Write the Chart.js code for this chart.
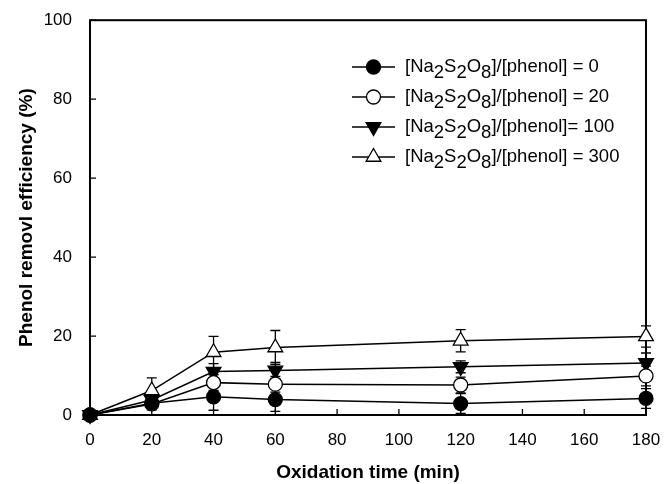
<!DOCTYPE html>
<html>
<head>
<meta charset="utf-8">
<script src="https://cdn.jsdelivr.net/npm/chart.js@4.4.1/dist/chart.umd.min.js"></script>
<style>
  html, body { margin: 0; padding: 0; background: #fff; }
  #wrap { width: 672px; height: 484px; }
</style>
</head>
<body>
<div id="wrap"><canvas id="myChart"></canvas></div>
<script>
// oxidation times (min)
const times = [0, 20, 40, 60, 120, 180];
const xTicks = [0, 20, 40, 60, 80, 100, 120, 140, 160, 180];
const yTicks = [0, 20, 40, 60, 80, 100];

// removal efficiency (%)
const ratio0 = [0, 3.0, 4.6, 3.9, 2.9, 4.2];
const ratio20 = [0, 2.8, 8.2, 7.8, 7.6, 9.9];
const ratio100 = [0, 3.8, 11.0, 11.3, 12.2, 13.2];
const ratio300 = [0, 6.2, 15.9, 17.1, 18.8, 19.9];

// error bar half-heights
const err0 = [0, 1.0, 3.4, 3.0, 2.5, 2.5];
const err20 = [0, 1.5, 2.0, 2.0, 2.0, 2.5];
const err100 = [0, 1.5, 2.0, 2.0, 1.5, 2.5];
const err300 = [0, 3.2, 4.0, 4.3, 2.8, 2.7];

// "_x" marks a subscript character
const seriesLabels = [
  "[Na_2S_2O_8]/[phenol] = 0",
  "[Na_2S_2O_8]/[phenol] = 20",
  "[Na_2S_2O_8]/[phenol]= 100",
  "[Na_2S_2O_8]/[phenol] = 300"
];

function mk(label, vals, errs, style, fill, radius, rot) {
  return {
    label: label,
    data: times.map((t, i) => ({ x: t, y: vals[i] })),
    errs: errs,
    borderColor: "#000",
    borderWidth: 1.5,
    pointStyle: style,
    pointRadius: radius,
    pointHoverRadius: radius,
    pointRotation: rot,
    pointBackgroundColor: fill,
    pointBorderColor: "#000",
    pointBorderWidth: 1.3,
    fill: false,
    tension: 0,
    clip: false
  };
}

const datasets = [
  mk(seriesLabels[0], ratio0, err0, "circle", "#000", 7, 0),
  mk(seriesLabels[1], ratio20, err20, "circle", "#fff", 7, 0),
  mk(seriesLabels[2], ratio100, err100, "triangle", "#000", 8.5, 180),
  mk(seriesLabels[3], ratio300, err300, "triangle", "#fff", 8.5, 0)
];

// error bars, drawn under the markers
const errorBars = {
  id: "errorBars",
  beforeDatasetsDraw(chart) {
    const ctx = chart.ctx, xs = chart.scales.x, ys = chart.scales.y;
    ctx.save();
    ctx.strokeStyle = "#000";
    ctx.lineWidth = 1.3;
    chart.data.datasets.forEach(ds => {
      ds.data.forEach((p, i) => {
        const e = ds.errs[i];
        if (!e) return;
        const x = xs.getPixelForValue(p.x);
        const y1 = ys.getPixelForValue(p.y + e);
        const y2 = ys.getPixelForValue(p.y - e);
        ctx.beginPath();
        ctx.moveTo(x, y1); ctx.lineTo(x, y2);
        ctx.moveTo(x - 5, y1); ctx.lineTo(x + 5, y1);
        ctx.moveTo(x - 5, y2); ctx.lineTo(x + 5, y2);
        ctx.stroke();
      });
    });
    ctx.restore();
  }
};

// box frame and inward tick marks
const frame = {
  id: "frame",
  beforeDatasetsDraw(chart) {
    const ctx = chart.ctx, a = chart.chartArea;
    const xs = chart.scales.x, ys = chart.scales.y;
    ctx.save();
    ctx.strokeStyle = "#000";
    ctx.lineWidth = 2;
    ctx.strokeRect(a.left, a.top, a.right - a.left, a.bottom - a.top);
    ctx.lineWidth = 1.3;
    ctx.beginPath();
    xTicks.forEach(v => {
      const x = xs.getPixelForValue(v);
      ctx.moveTo(x, a.bottom); ctx.lineTo(x, a.bottom - 6);
    });
    yTicks.forEach(v => {
      const y = ys.getPixelForValue(v);
      ctx.moveTo(a.left, y); ctx.lineTo(a.left + 6, y);
    });
    ctx.stroke();
    ctx.restore();
  }
};

function drawMarker(ctx, ds, x, y) {
  const r = ds.pointRadius;
  ctx.beginPath();
  if (ds.pointStyle === "circle") {
    ctx.arc(x, y, r, 0, Math.PI * 2);
  } else {
    const rad = ds.pointRotation * Math.PI / 180;
    for (let k = 0; k < 3; k++) {
      const ang = rad + k * 2 * Math.PI / 3;
      const px = x + Math.sin(ang) * r, py = y - Math.cos(ang) * r;
      if (k === 0) ctx.moveTo(px, py); else ctx.lineTo(px, py);
    }
    ctx.closePath();
  }
  ctx.fillStyle = ds.pointBackgroundColor;
  ctx.fill();
  ctx.lineWidth = ds.pointBorderWidth;
  ctx.stroke();
}

// legend with subscripts
const subLegend = {
  id: "subLegend",
  afterDraw(chart) {
    const ctx = chart.ctx;
    const x0 = 352, x1 = 395, tx = 405;
    ctx.save();
    ctx.strokeStyle = "#000";
    ctx.fillStyle = "#000";
    ctx.font = "18.5px 'Liberation Sans', Arial, sans-serif";
    ctx.textBaseline = "middle";
    chart.data.datasets.forEach((ds, i) => {
      const y = 67 + i * 30;
      ctx.lineWidth = 1.5;
      ctx.beginPath();
      ctx.moveTo(x0, y); ctx.lineTo(x1, y);
      ctx.stroke();
      drawMarker(ctx, ds, (x0 + x1) / 2, y);
      ctx.fillStyle = "#000";
      const parts = ds.label.split("_");
      let x = tx;
      parts.forEach((part, j) => {
        if (j > 0) {
          const s = part.charAt(0);
          ctx.fillText(s, x, y + 6);
          x += ctx.measureText(s).width;
          part = part.slice(1);
        }
        ctx.fillText(part, x, y);
        x += ctx.measureText(part).width;
      });
    });
    ctx.restore();
  }
};

const tickFont = { family: "'Liberation Sans', Arial, sans-serif", size: 17 };
const titleFont = { family: "'Liberation Sans', Arial, sans-serif", size: 19, weight: "bold" };

new Chart(document.getElementById("myChart"), {
  type: "line",
  data: { datasets: datasets },
  options: {
    responsive: true,
    maintainAspectRatio: false,
    animation: false,
    layout: { padding: { top: 15, right: 26, left: 0, bottom: 0 } },
    plugins: { legend: { display: false }, tooltip: { enabled: false } },
    scales: {
      x: {
        type: "linear",
        min: 0, max: 180,
        afterBuildTicks: s => { s.ticks = xTicks.map(v => ({ value: v })); },
        afterFit: s => { s.height = 69; },
        grid: { display: false },
        border: { display: false },
        ticks: { color: "#000", font: tickFont, padding: 7, maxRotation: 0 },
        title: { display: true, text: "Oxidation time (min)", color: "#000", font: titleFont, padding: { top: 0, bottom: 0 } }
      },
      y: {
        type: "linear",
        min: 0, max: 100,
        afterBuildTicks: s => { s.ticks = yTicks.map(v => ({ value: v })); },
        afterFit: s => { s.width = 90; },
        grid: { display: false },
        border: { display: false },
        ticks: { color: "#000", font: tickFont, padding: 10 },
        title: { display: true, text: "Phenol removl efficiency (%)", color: "#000", font: titleFont, padding: { top: 15, bottom: 0 } }
      }
    }
  },
  plugins: [frame, errorBars, subLegend]
});
</script>
</body>
</html>
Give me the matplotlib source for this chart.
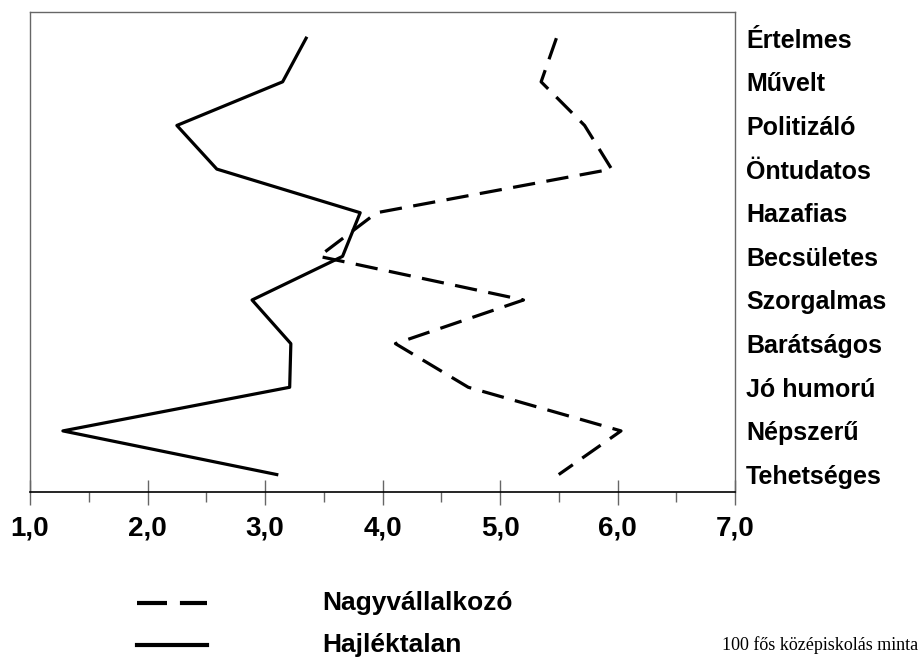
import matplotlib.pyplot as plt
from matplotlib.lines import Line2D
from matplotlib.ticker import MultipleLocator, FixedLocator

# categories top to bottom
categories = ["Értelmes", "Művelt", "Politizáló", "Öntudatos", "Hazafias",
              "Becsületes", "Szorgalmas", "Barátságos", "Jó humorú",
              "Népszerű", "Tehetséges"]
nagyvallalkozo = [5.48, 5.35, 5.72, 5.95, 3.95, 3.46, 5.20, 4.11, 4.73, 6.03, 5.50]
hajlektalan = [3.35, 3.15, 2.25, 2.59, 3.81, 3.66, 2.89, 3.22, 3.21, 1.28, 3.10]
x_ticks = [1, 2, 3, 4, 5, 6, 7]
x_labels = ["1,0", "2,0", "3,0", "4,0", "5,0", "6,0", "7,0"]

sans = ["Liberation Sans", "DejaVu Sans"]

fig = plt.figure(figsize=(9.21, 6.62), dpi=100)
ax = fig.add_axes([30 / 921, 1 - 492 / 662, (735 - 30) / 921, (492 - 12) / 662])

ypos = list(range(len(categories)))
ax.plot(nagyvallalkozo, ypos, color="black", lw=2.3, linestyle=(0, (7, 3.6)))
ax.plot(hajlektalan, ypos, color="black", lw=2.3)

ax.set_xlim(1, 7)
ax.set_ylim(10.4, -0.6)

ax.xaxis.set_major_locator(FixedLocator(x_ticks))
ax.set_xticklabels(x_labels, family=sans, fontweight="bold", fontsize=20)
ax.xaxis.set_minor_locator(MultipleLocator(0.5))
ax.tick_params(axis="x", which="major", direction="inout", length=18, width=1,
               color="#666666", pad=8)
ax.tick_params(axis="x", which="minor", direction="out", length=7, width=1,
               color="#666666")

ax.yaxis.tick_right()
ax.set_yticks(ypos)
ax.set_yticklabels(categories, family=sans, fontweight="bold", fontsize=18)
ax.tick_params(axis="y", length=0, pad=8)

for side in ["top", "left", "right"]:
    ax.spines[side].set_color("#666666")
    ax.spines[side].set_linewidth(1)
ax.spines["bottom"].set_color("black")
ax.spines["bottom"].set_linewidth(1.2)

# legend drawn below the plot
fig.add_artist(Line2D([137 / 921, 207 / 921], [1 - 603 / 662, 1 - 603 / 662],
                      color="black", lw=3, linestyle=(0, (7.2, 3.1))))
fig.add_artist(Line2D([137 / 921, 207 / 921], [1 - 645 / 662, 1 - 645 / 662],
                      color="black", lw=3))
fig.text(322 / 921, 1 - 603 / 662, "Nagyvállalkozó", family=sans,
         fontweight="bold", fontsize=19, va="center", ha="left")
fig.text(322 / 921, 1 - 645 / 662, "Hajléktalan", family=sans,
         fontweight="bold", fontsize=19, va="center", ha="left")
fig.text(722 / 921, 1 - 645 / 662, "100 fős középiskolás minta",
         family=["Liberation Serif", "DejaVu Serif"], fontsize=13,
         va="center", ha="left")

fig.savefig("out.png", dpi=100)
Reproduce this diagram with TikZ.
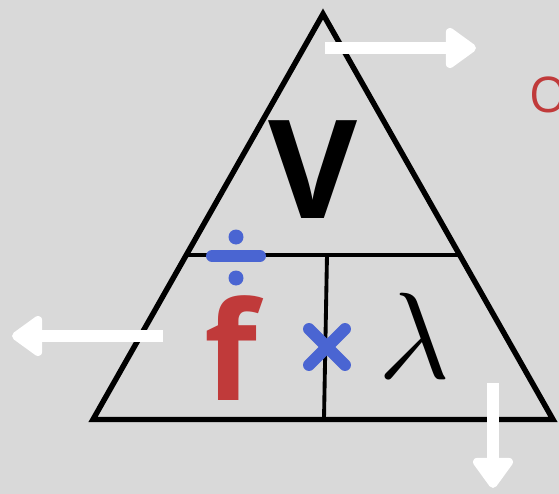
\documentclass[tikz,border=0pt]{standalone}
\usepackage{fontspec}
\newfontfamily\opensans{Open Sans}
\newfontfamily\lmmath{Latin Modern Math}
\usetikzlibrary{arrows.meta,calc}
\definecolor{PanelGray}{RGB}{217,217,217}
\definecolor{FreqRed}{RGB}{192,58,58}
\definecolor{OpBlue}{RGB}{74,101,210}

\begin{document}
\begin{tikzpicture}[x=0.02cm, y=-0.02cm]
  \tikzset{
    edge/.style={line width=3.1pt, line join=miter},
    split/.style={line width=2.2pt},
    move/.style={white, line width=6.8pt, -{Triangle[length=19pt, width=26pt, round]}},
    opsign/.style={OpBlue, line width=6.8pt, line cap=round},
    bigletter/.style={inner sep=0pt, anchor=base, font=\opensans\bfseries\fontsize{78}{80}\selectfont}
  }
  % background and page size
  \fill[PanelGray] (0,0) rectangle (559,494);
  \useasboundingbox (0,0) rectangle (559,494);
  % triangle
  \coordinate (apex) at (323,14);
  \coordinate (left) at (93,419.5);
  \coordinate (right) at (553,419.5);
  \draw[edge] (apex) -- (left) -- (right) -- cycle;
  \coordinate (midL) at ($(apex)!0.5946!(left)$);
  \coordinate (midR) at ($(apex)!0.5946!(right)$);
  \draw[split] (midL) -- (midR);
  \coordinate (splitTop) at (327,255);
  \coordinate (splitBot) at (324,419);
  \draw[split] (splitTop) -- (splitBot);
  % letters
  \node[bigletter] (speed) at (313,218) {V};
  \node[bigletter, text=FreqRed] (freq) at (231,400) {f};
  \node[inner sep=0pt, anchor=base, font=\lmmath\fontsize{70}{72}\selectfont] (wave) at (414,378) {𝜆};
  \node[inner sep=0pt, anchor=base west, text=FreqRed, font=\opensans\fontsize{28}{30}\selectfont] (note) at (529,112) {O};
  % divide and times signs
  \coordinate (divL) at (212,256);
  \coordinate (divR) at (260,256);
  \draw[opsign] (divL) -- (divR);
  \fill[OpBlue] (236,237) circle (7.5);
  \fill[OpBlue] (236,278) circle (7.5);
  \coordinate (crossA) at (309,329);
  \coordinate (crossB) at (345,365);
  \coordinate (crossC) at (309,365);
  \coordinate (crossD) at (345,329);
  \draw[opsign] (crossA) -- (crossB);
  \draw[opsign] (crossC) -- (crossD);
  % arrows
  \coordinate (upStart) at (325,48);
  \coordinate (upEnd) at (476,48);
  \draw[move] (upStart) -- (upEnd);
  \coordinate (lStart) at (163,336);
  \coordinate (lEnd) at (12,336);
  \draw[move] (lStart) -- (lEnd);
  \coordinate (dStart) at (493,383);
  \coordinate (dEnd) at (493,488);
  \draw[move] (dStart) -- (dEnd);
\end{tikzpicture}
\end{document}
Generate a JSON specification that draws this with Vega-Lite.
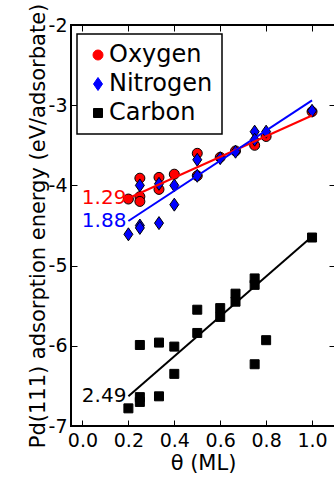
{
  "$schema": "https://vega.github.io/schema/vega-lite/v6.json",
  "width": 264,
  "height": 401,
  "autosize": {"type": "none"},
  "padding": {"left": 71, "top": 25, "right": 0, "bottom": 55},
  "background": "white",
  "config": {
    "font": "DejaVu Sans",
    "view": {"stroke": "black", "strokeWidth": 2},
    "axis": {
      "grid": false,
      "domain": false,
      "tickColor": "black",
      "tickSize": -6,
      "tickWidth": 1,
      "labelColor": "black",
      "labelFont": "DejaVu Sans",
      "labelFontSize": 19,
      "titleColor": "black",
      "titleFont": "DejaVu Sans",
      "titleFontSize": 21,
      "titleFontWeight": "normal"
    },
    "legend": {
      "orient": "none",
      "legendX": 6,
      "legendY": 9,
      "strokeColor": "black",
      "strokeWidth": 1.5,
      "fillColor": "white",
      "padding": 9,
      "labelFont": "DejaVu Sans",
      "labelFontSize": 24,
      "labelColor": "black",
      "labelOffset": -1,
      "rowPadding": 5,
      "symbolSize": 100,
      "symbolStrokeColor": "black",
      "symbolStrokeWidth": 1
    }
  },
  "datasets": {
    "points": [
      {"adsorbate": "Oxygen", "coverage": 0.2, "energy": -4.17},
      {"adsorbate": "Oxygen", "coverage": 0.25, "energy": -3.91},
      {"adsorbate": "Oxygen", "coverage": 0.25, "energy": -4.14},
      {"adsorbate": "Oxygen", "coverage": 0.25, "energy": -4.2},
      {"adsorbate": "Oxygen", "coverage": 0.3333, "energy": -3.9},
      {"adsorbate": "Oxygen", "coverage": 0.3333, "energy": -4.05},
      {"adsorbate": "Oxygen", "coverage": 0.4, "energy": -3.86},
      {"adsorbate": "Oxygen", "coverage": 0.5, "energy": -3.6},
      {"adsorbate": "Oxygen", "coverage": 0.5, "energy": -3.88},
      {"adsorbate": "Oxygen", "coverage": 0.6, "energy": -3.65},
      {"adsorbate": "Oxygen", "coverage": 0.6667, "energy": -3.57},
      {"adsorbate": "Oxygen", "coverage": 0.75, "energy": -3.5},
      {"adsorbate": "Oxygen", "coverage": 0.8, "energy": -3.39},
      {"adsorbate": "Oxygen", "coverage": 1.0, "energy": -3.08},
      {"adsorbate": "Nitrogen", "coverage": 0.2, "energy": -4.61},
      {"adsorbate": "Nitrogen", "coverage": 0.25, "energy": -4.5},
      {"adsorbate": "Nitrogen", "coverage": 0.25, "energy": -4.53},
      {"adsorbate": "Nitrogen", "coverage": 0.25, "energy": -4.0},
      {"adsorbate": "Nitrogen", "coverage": 0.3333, "energy": -4.47},
      {"adsorbate": "Nitrogen", "coverage": 0.3333, "energy": -3.98},
      {"adsorbate": "Nitrogen", "coverage": 0.4, "energy": -4.24},
      {"adsorbate": "Nitrogen", "coverage": 0.4, "energy": -4.0},
      {"adsorbate": "Nitrogen", "coverage": 0.5, "energy": -3.88},
      {"adsorbate": "Nitrogen", "coverage": 0.5, "energy": -3.68},
      {"adsorbate": "Nitrogen", "coverage": 0.6, "energy": -3.66},
      {"adsorbate": "Nitrogen", "coverage": 0.6667, "energy": -3.58},
      {"adsorbate": "Nitrogen", "coverage": 0.75, "energy": -3.33},
      {"adsorbate": "Nitrogen", "coverage": 0.75, "energy": -3.43},
      {"adsorbate": "Nitrogen", "coverage": 0.8, "energy": -3.33},
      {"adsorbate": "Nitrogen", "coverage": 1.0, "energy": -3.07},
      {"adsorbate": "Carbon", "coverage": 0.2, "energy": -6.78},
      {"adsorbate": "Carbon", "coverage": 0.25, "energy": -5.99},
      {"adsorbate": "Carbon", "coverage": 0.25, "energy": -6.64},
      {"adsorbate": "Carbon", "coverage": 0.25, "energy": -6.7},
      {"adsorbate": "Carbon", "coverage": 0.3333, "energy": -5.96},
      {"adsorbate": "Carbon", "coverage": 0.3333, "energy": -6.63},
      {"adsorbate": "Carbon", "coverage": 0.4, "energy": -6.01},
      {"adsorbate": "Carbon", "coverage": 0.4, "energy": -6.35},
      {"adsorbate": "Carbon", "coverage": 0.5, "energy": -5.55},
      {"adsorbate": "Carbon", "coverage": 0.5, "energy": -5.84},
      {"adsorbate": "Carbon", "coverage": 0.6, "energy": -5.53},
      {"adsorbate": "Carbon", "coverage": 0.6, "energy": -5.64},
      {"adsorbate": "Carbon", "coverage": 0.6667, "energy": -5.35},
      {"adsorbate": "Carbon", "coverage": 0.6667, "energy": -5.45},
      {"adsorbate": "Carbon", "coverage": 0.75, "energy": -5.16},
      {"adsorbate": "Carbon", "coverage": 0.75, "energy": -5.24},
      {"adsorbate": "Carbon", "coverage": 0.75, "energy": -6.23},
      {"adsorbate": "Carbon", "coverage": 0.8, "energy": -5.93},
      {"adsorbate": "Carbon", "coverage": 1.0, "energy": -4.65}
    ],
    "fits": [
      {"adsorbate": "Oxygen", "x0": 0.2, "y0": -4.16, "x1": 1.0, "y1": -3.128, "slope": 1.29},
      {"adsorbate": "Nitrogen", "x0": 0.2, "y0": -4.444, "x1": 1.0, "y1": -2.94, "slope": 1.88},
      {"adsorbate": "Carbon", "x0": 0.2, "y0": -6.63, "x1": 1.0, "y1": -4.638, "slope": 2.49}
    ]
  },
  "resolve": {"axis": {"x": "independent", "y": "independent"}},
  "layer": [
    {
      "data": {"name": "points"},
      "mark": {"type": "point", "filled": true, "opacity": 1, "stroke": "black", "strokeWidth": 1, "size": 100},
      "encoding": {
        "x": {
          "field": "coverage", "type": "quantitative",
          "scale": {"domain": [-0.05, 1.1], "nice": false, "zero": false},
          "axis": {"orient": "bottom", "values": [0, 0.2, 0.4, 0.6, 0.8, 1.0], "format": ".1f", "labelPadding": 11, "title": "θ (ML)", "titlePadding": 2}
        },
        "y": {
          "field": "energy", "type": "quantitative",
          "scale": {"domain": [-7, -2], "nice": false, "zero": false},
          "axis": {"orient": "left", "values": [-7, -6, -5, -4, -3, -2], "labelExpr": "toString(datum.value)", "labelPadding": 10, "title": "Pd(111) adsorption energy (eV/adsorbate)", "titlePadding": 0}
        },
        "fill": {
          "field": "adsorbate", "type": "nominal",
          "scale": {"domain": ["Oxygen", "Nitrogen", "Carbon"], "range": ["#ff0000", "#0000ff", "#000000"]},
          "legend": {"title": null}
        },
        "shape": {
          "field": "adsorbate", "type": "nominal",
          "scale": {"domain": ["Oxygen", "Nitrogen", "Carbon"], "range": ["circle", "M0,-1.3L0.9,0L0,1.3L-0.9,0Z", "M-0.9,-0.9H0.9V0.9H-0.9Z"]},
          "legend": {"title": null}
        }
      }
    },
    {
      "data": {"name": "fits"},
      "mark": {"type": "rule", "strokeWidth": 2},
      "encoding": {
        "x": {"field": "x0", "type": "quantitative", "scale": {"domain": [-0.05, 1.1], "nice": false, "zero": false},
              "axis": {"orient": "top", "values": [0, 0.2, 0.4, 0.6, 0.8, 1.0], "labels": false, "title": null}},
        "y": {"field": "y0", "type": "quantitative", "scale": {"domain": [-7, -2], "nice": false, "zero": false},
              "axis": {"orient": "right", "values": [-7, -6, -5, -4, -3, -2], "labels": false, "title": null}},
        "x2": {"field": "x1"},
        "y2": {"field": "y1"},
        "stroke": {
          "field": "adsorbate", "type": "nominal",
          "scale": {"domain": ["Oxygen", "Nitrogen", "Carbon"], "range": ["#ff0000", "#0000ff", "#000000"]},
          "legend": null
        }
      }
    },
    {
      "data": {"name": "fits"},
      "mark": {"type": "text", "align": "right", "baseline": "middle", "dx": -2, "fontSize": 20, "font": "DejaVu Sans"},
      "encoding": {
        "x": {"field": "x0", "type": "quantitative", "axis": null},
        "y": {"field": "y0", "type": "quantitative", "axis": null},
        "text": {"field": "slope", "type": "quantitative", "format": ".2f"},
        "fill": {"field": "adsorbate", "type": "nominal", "legend": null}
      }
    }
  ]
}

SHORT TASK =
Pictures are excluded: retype only the lines from the beginning of the listing above through the line with "const yTicks = [0, 20, 40, 60, 80, 100];", both included.

RIGHT ANSWER =
Write the Chart.js code for this chart.
<!DOCTYPE html>
<html>
<head>
<meta charset="utf-8">
<script src="https://cdn.jsdelivr.net/npm/chart.js@4.4.1/dist/chart.umd.min.js"></script>
<style>
  html, body { margin: 0; padding: 0; background: #fff; }
  #wrap { width: 672px; height: 484px; }
</style>
</head>
<body>
<div id="wrap"><canvas id="myChart"></canvas></div>
<script>
// oxidation times (min)
const times = [0, 20, 40, 60, 120, 180];
const xTicks = [0, 20, 40, 60, 80, 100, 120, 140, 160, 180];
const yTicks = [0, 20, 40, 60, 80, 100];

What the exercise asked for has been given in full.